Saturday, August 08, 2009

Reasons To Be Fearful: Sorority Row

In yesterday's article I hinted that my decision to champion, in my small, insignificant way, Jennifer's Body was less to do with the merits of that film than the fact that I had seen a trailer for another film that I thought was looked so horrible that I had to latch on to Jennifer's Body as a sort of defense mechanism. The film is Sorority Row.

First off, terrible poster. Is it a horror film? Is it about lesbian arsonists? I don't know!

But that's just the tip of the awfulness, as the trailer will attest.

Sorority Row may achieve a degree of notability for being the most derivative film ever made. Just in that short clip I was able to count off the following films that it ripped off:

I Know What You Did Last Summer
Friday The 13th
Black Christmas

Now, this is at least partly excusable by it being a remake of a long forgotten film from 1983 called The House on Sorority Row, and there is an argument that could be made that this is part and parcel of the horror genre, that each film pays homage to the films that went before, but this just looks like they've got the scripts for those previous films, cut them up then stuck them together to form a 'new' script from old material. It's a remake of a sub-standard Halloween rip-off that's been clumsily updated to the modern age.

Speaking of which, will people please stop using picture messaging as a story point in films! This is the second horror film this year, after the British ''Skins meets Scream and fails to be as good as either'' horror film '' Tormented (in fact, doesn't the poster for Tormented look very, very similar to the one for Sorority Row?). Technically it's the third if you count State of Play, but that was a film about new journalism vs. old journalism and it felt natural to the story. It was also quite good, which Tormented wasn't and Sorority Row looks like it won't be. Nothing dates a film like attempts to be ultra-modern, and the combination of a seemingly supernatural killer (though, given the genre, it'll almost certainly be a living relative/friend/unrelated side character who does the actual killing) with a contemporary technology seems incredibly clumsy. It's comparable to Shelley Duvall trying to send a fax whilst Jack Nicholson is hitting the door with an axe; it kills all suspense by making it seem as if the film is shouting ''LOOK HOW FUCKING HIP WE ARE!'' at the audience.

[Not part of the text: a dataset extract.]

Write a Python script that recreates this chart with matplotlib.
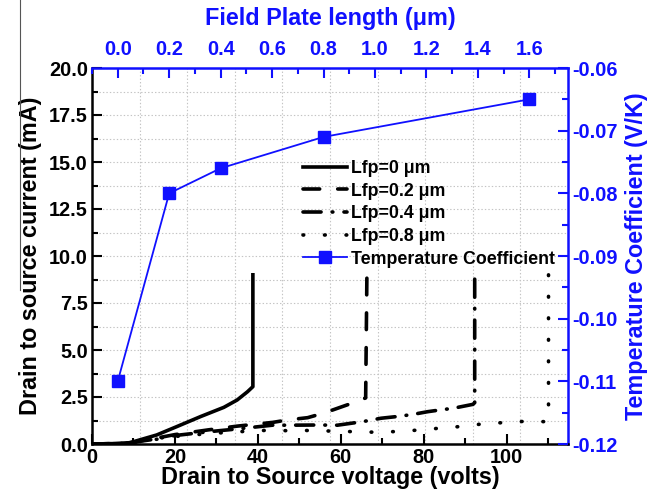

I perhaps shouldn't get this worked up by a remake to a long-forgotten slasher film that will no doubt make about $15 million on opening weekend then disappear after making about double that in total, much like every other modern day horror film, but this is just the latest example in a trend that is slowly killing horror in Hollywood. Horror has the potential to be such an inventive and innovative genre with plenty of opportunity for directors and writers to explore the darker side of human nature. Some recent horror films, such as [REC] and The Descent have done this, but these films were Spanish and British respectively (and the former was functionally remade as Quarantine for the U.S. market).

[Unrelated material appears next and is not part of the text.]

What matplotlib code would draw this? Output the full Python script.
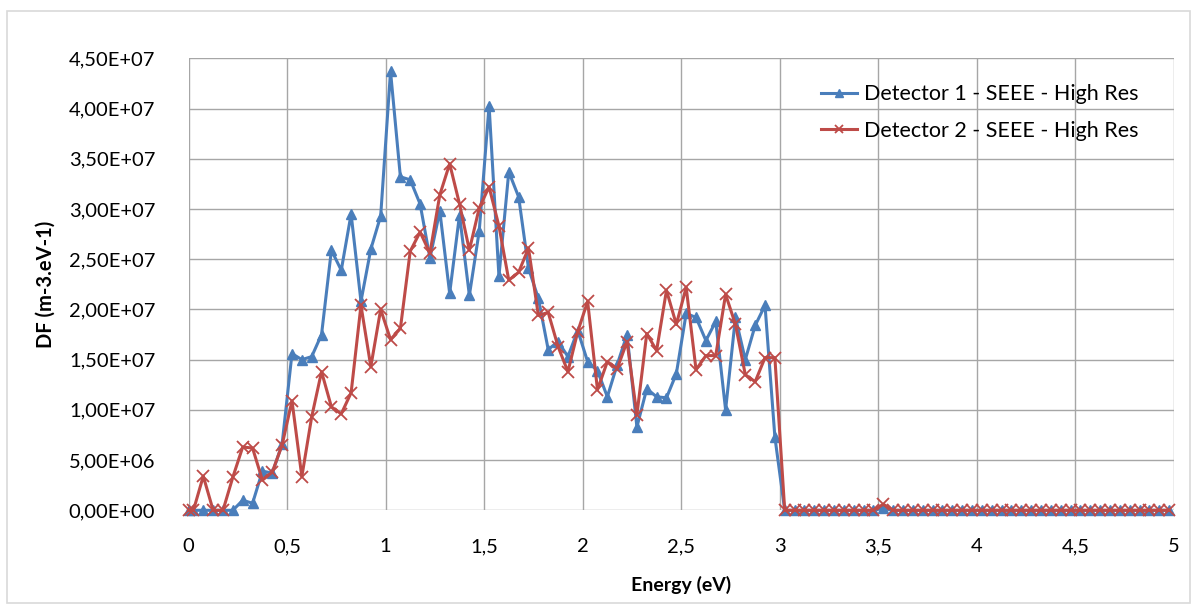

Most of the current trend of horror films are either half-hearted remakes that increase the gore at the expense of genuine scares (The Texas Chainsaw Massacre, Halloween, Black Christmas) or are so derivative that they feel like remakes when they actually aren't (The Unborn). Even the remakes that are now being made are of films that weren't much cop in the first place. Sorority Row? Black Christmas? Who cares about those?

Of course their being second-rate may be considered a reason for remaking them; they weren't good the first time around, why not make them better and for a new audience? But the people making these films aren't John Carpenter or David Cronenberg and the resulting films aren't The Thing or The Fly. The people remaking these films have little or no interest in improving on the original or updating it for the modern age, they just care about making films cheaply, quickly and with just enough scary moments to make a three minute trailer that will recoup their budget and marketing costs.

It's this mentality, this lack of genuine love and affection for horror amongst people who make mainstream horror films, that drives me to support Jennifer's Body, a film which I otherwise haven't really felt too strongly about either way. At least that film looks like it's had some care put into it and is based on an original script, it's not just a hack-job that's been put together to cost as little and make as much as possible. Sure, it's a commercial movie, but it just doesn't have the same cookie cutter mindset of the likes of Sorority Row.